It’s a simple question:
In the last twenty years, the proportion of the world’s population living in extreme poverty has:
- almost doubled?
- remained more or less the same?
- almost halved?
When you ask that question of people around the world, very few get the answer right. In fact, only 7% give the correct answer, which is C. Yes, poverty has dramatically fallen in the last decades. It’s a remarkable achievement that’s hard to overstate.
In 1800, 85% of the world’s population lived in extreme poverty. Even as recently as 1966, the number was still 50%. Today, it’s down to 9%. We’ve almost eradicated one of the worst scourges of the human condition, and most people don’t even know it. Even smart, educated people living in developed countries around the world are ignorant of this great achievement. Why such unfamiliarity with how the world is changing? Why are we so misinformed about such a fundamentally important aspect of our planetary health?
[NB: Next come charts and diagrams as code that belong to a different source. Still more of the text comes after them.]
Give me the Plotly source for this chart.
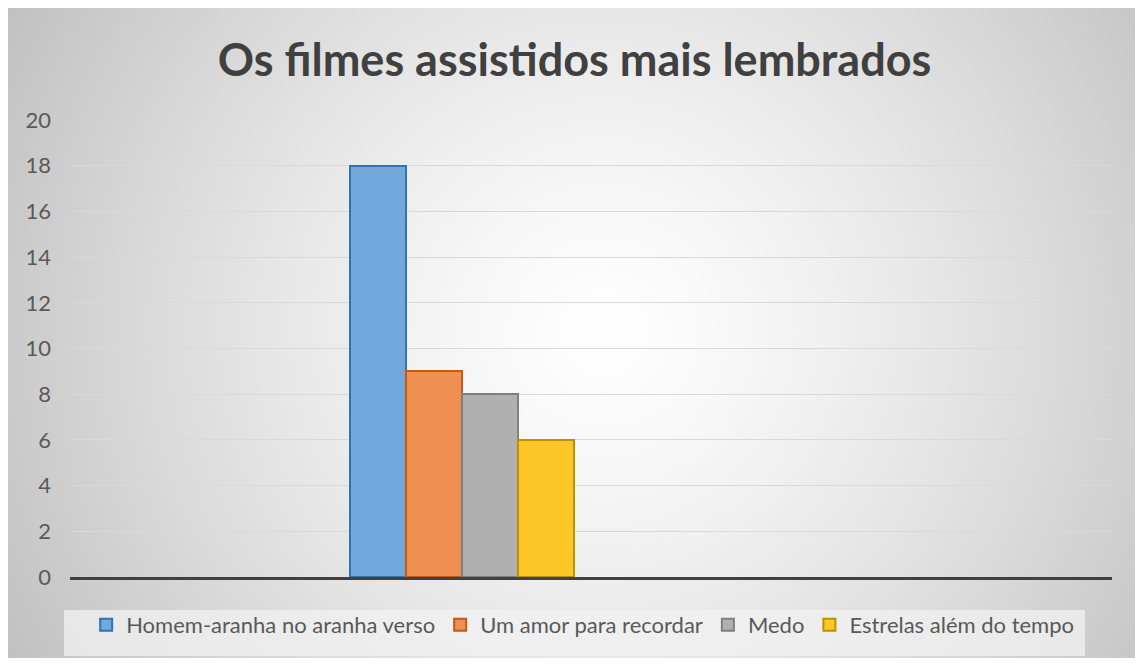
import base64
import struct
import zlib

import numpy as np
import plotly.graph_objects as go

# dados
categoria = ["Filmes"]
filmes = ["Homem-aranha no aranha verso", "Um amor para recordar", "Medo", "Estrelas além do tempo"]
votos = [18, 9, 8, 6]
y_ticks = [0, 2, 4, 6, 8, 10, 12, 14, 16, 18, 20]

cores = ["#72a8db", "#ef8f51", "#b0b0b0", "#fdc827"]
bordas = ["#2e75b6", "#c55a11", "#7f7f7f", "#bf9000"]

W, H = 1127, 650
ML, MR, MT, MB = 62, 23, 112, 81
PW, PH = W - ML - MR, H - MT - MB


def radial_png(w, h, cx, cy, radius, lo=193, p=1.3):
    '''grey radial gradient (white centre), as a data uri'''
    yy, xx = np.mgrid[0:h, 0:w]
    d = np.hypot(xx - cx, yy - cy) / radius
    img = (255 - (255 - lo) * np.clip(d, 0, 1) ** p).astype(np.uint8)
    raw = b"".join(b"\x00" + row.tobytes() for row in img)

    def chunk(tag, data):
        c = struct.pack(">I", len(data)) + tag + data
        return c + struct.pack(">I", zlib.crc32(tag + data) & 0xffffffff)

    png = (b"\x89PNG\r\n\x1a\n"
           + chunk(b"IHDR", struct.pack(">IIBBBBB", w, h, 8, 0, 0, 0, 0))
           + chunk(b"IDAT", zlib.compress(raw, 9))
           + chunk(b"IEND", b""))
    return "data:image/png;base64," + base64.b64encode(png).decode()


fig = go.Figure()
for nome, v, c, b in zip(filmes, votos, cores, bordas):
    fig.add_trace(go.Bar(
        x=categoria,
        y=[v],
        name=nome,
        marker=dict(color=c, line=dict(color=b, width=2)),
    ))

fundo = radial_png(W // 4, H // 4, 592 / 4, 322 / 4, 680 / 4)

fig.update_layout(
    width=W,
    height=H,
    margin=dict(l=ML, r=MR, t=MT, b=MB),
    paper_bgcolor="#d0d0d0",
    plot_bgcolor="rgba(0,0,0,0)",
    barmode="group",
    bargap=0,
    bargroupgap=0,
    font=dict(family="Lato", color="#595959"),
    title=dict(
        text="<b>Os filmes assistidos mais lembrados</b>",
        font=dict(family="Lato", size=45, color="#404040"),
        x=0.5027, xanchor="center",
        y=0.92, yanchor="middle",
    ),
    xaxis=dict(
        type="category",
        range=[-1.75, 2.902],
        showticklabels=False,
        showgrid=False,
        zeroline=False,
        showline=True,
        linecolor="#404040",
        linewidth=3,
    ),
    yaxis=dict(
        range=[0, 20],
        tickvals=y_ticks,
        showgrid=True,
        gridcolor="#d9d9d9",
        gridwidth=1,
        zeroline=False,
        tickfont=dict(size=22, color="#595959"),
        ticklabelstandoff=18,
    ),
    legend=dict(
        orientation="h",
        x=0.492, xanchor="center",
        y=-(625 - 8 - (MT + PH)) / PH,
        yanchor="middle",
        bgcolor="rgba(0,0,0,0)",
        font=dict(size=22, color="#595959"),
    ),
    images=[dict(
        source=fundo,
        xref="paper", yref="paper",
        x=-ML / PW, y=1 + MT / PH,
        sizex=W / PW, sizey=H / PH,
        xanchor="left", yanchor="top",
        sizing="stretch",
        layer="below",
    )],
    shapes=[dict(
        type="rect",
        xref="paper", yref="paper",
        x0=(56 - ML) / PW, x1=(1077 - ML) / PW,
        y0=-(648 - MT - PH) / PH, y1=-(602 - MT - PH) / PH,
        fillcolor="rgba(242,242,242,0.75)",
        line=dict(width=0),
        layer="below",
    )],
    showlegend=True,
)

fig.write_html("out.html")
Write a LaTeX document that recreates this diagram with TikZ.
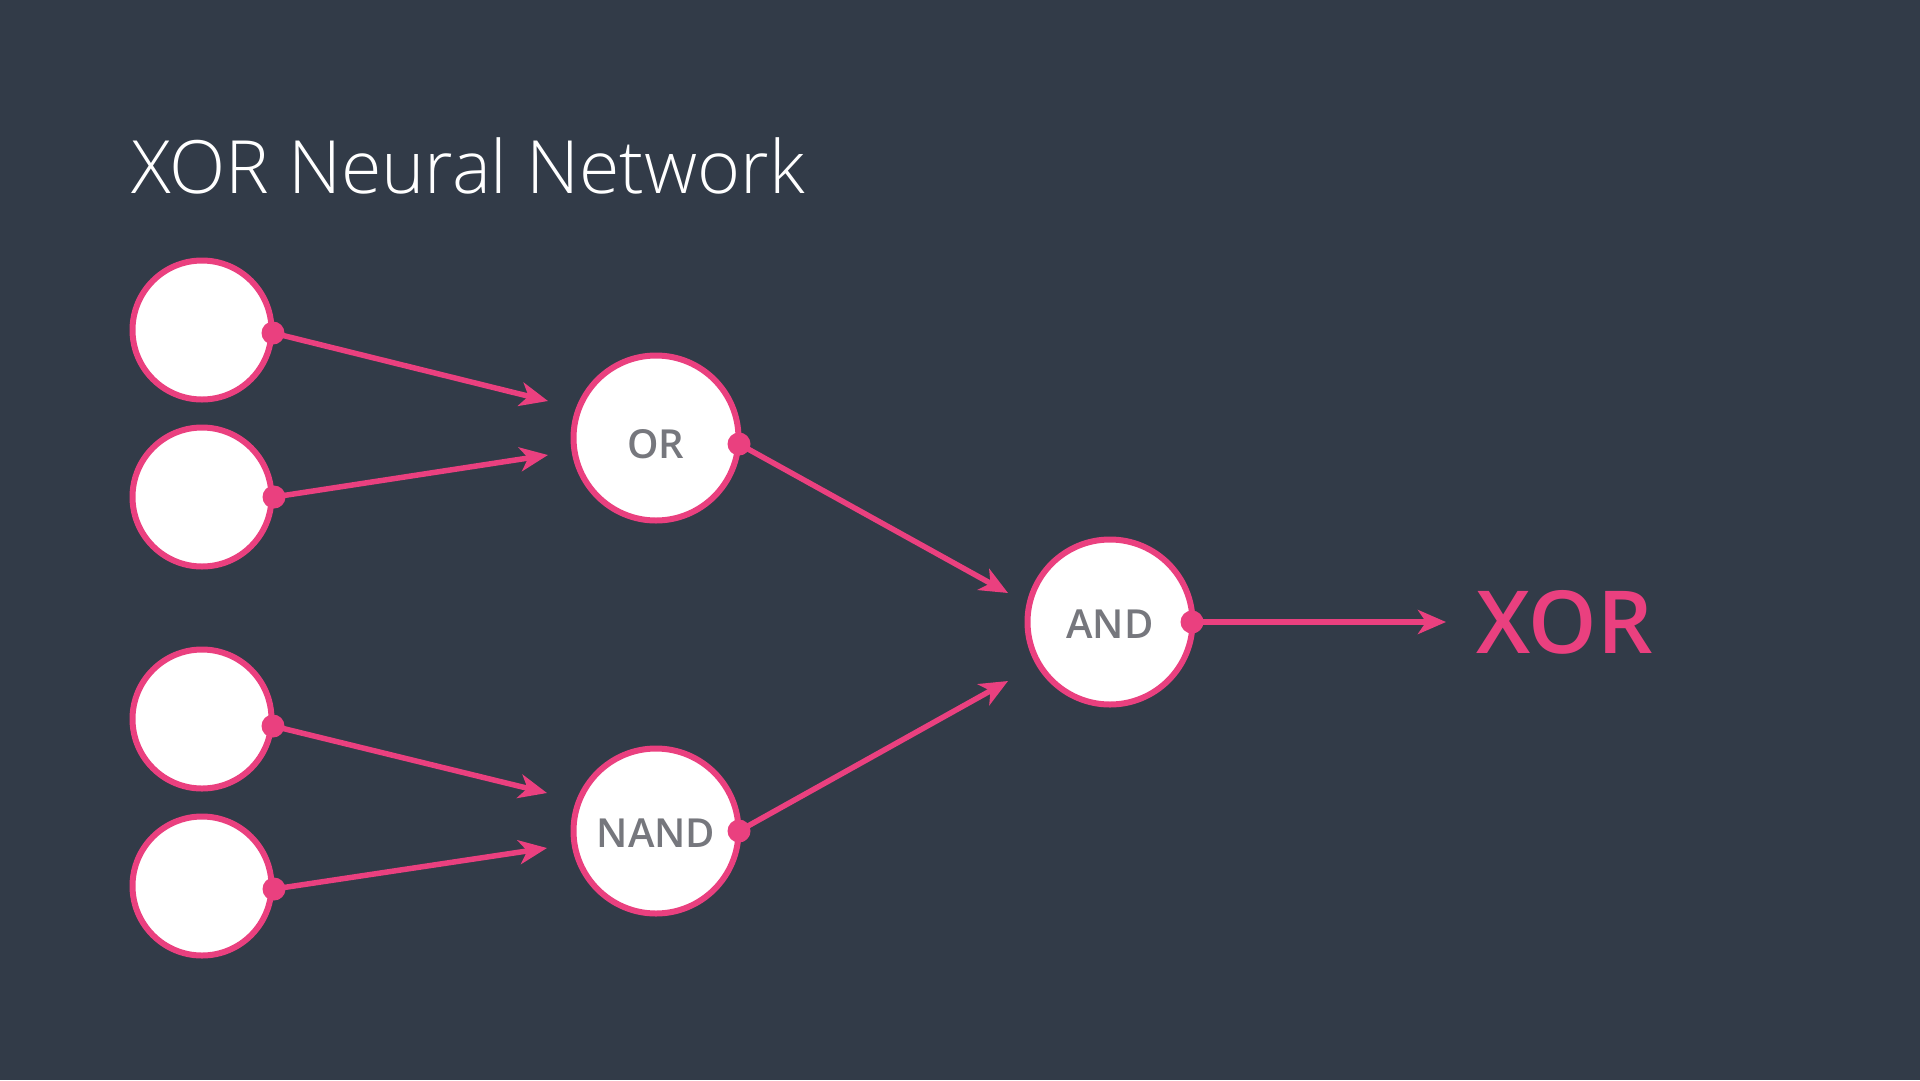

This is the question at the heart of Hans Rosling’s recently published book, Factfulness: Ten Reasons We’re Wrong about the World and Why Things are Better Than You Think. Rosling died in 2017, a sad loss for all of us who came to love his creative and data-driven style of showing how modernity has transformed the world for the better. In Factfulness, published posthumously, Rosling details all the many ways in which things are improving, and how blind most of us are to those facts. From population growth, to endangered species, to poverty, to health, to child labor, to natural disasters, to energy access, Rosling cheerily expands on the ways in which progress has been not only remarkable but near universal over the last two centuries. He joins commentators like Stephen Pinker in the noble effort to factually counter the all-too-common pessimism that pervades the media, popular culture, and certainly the intelligentsia.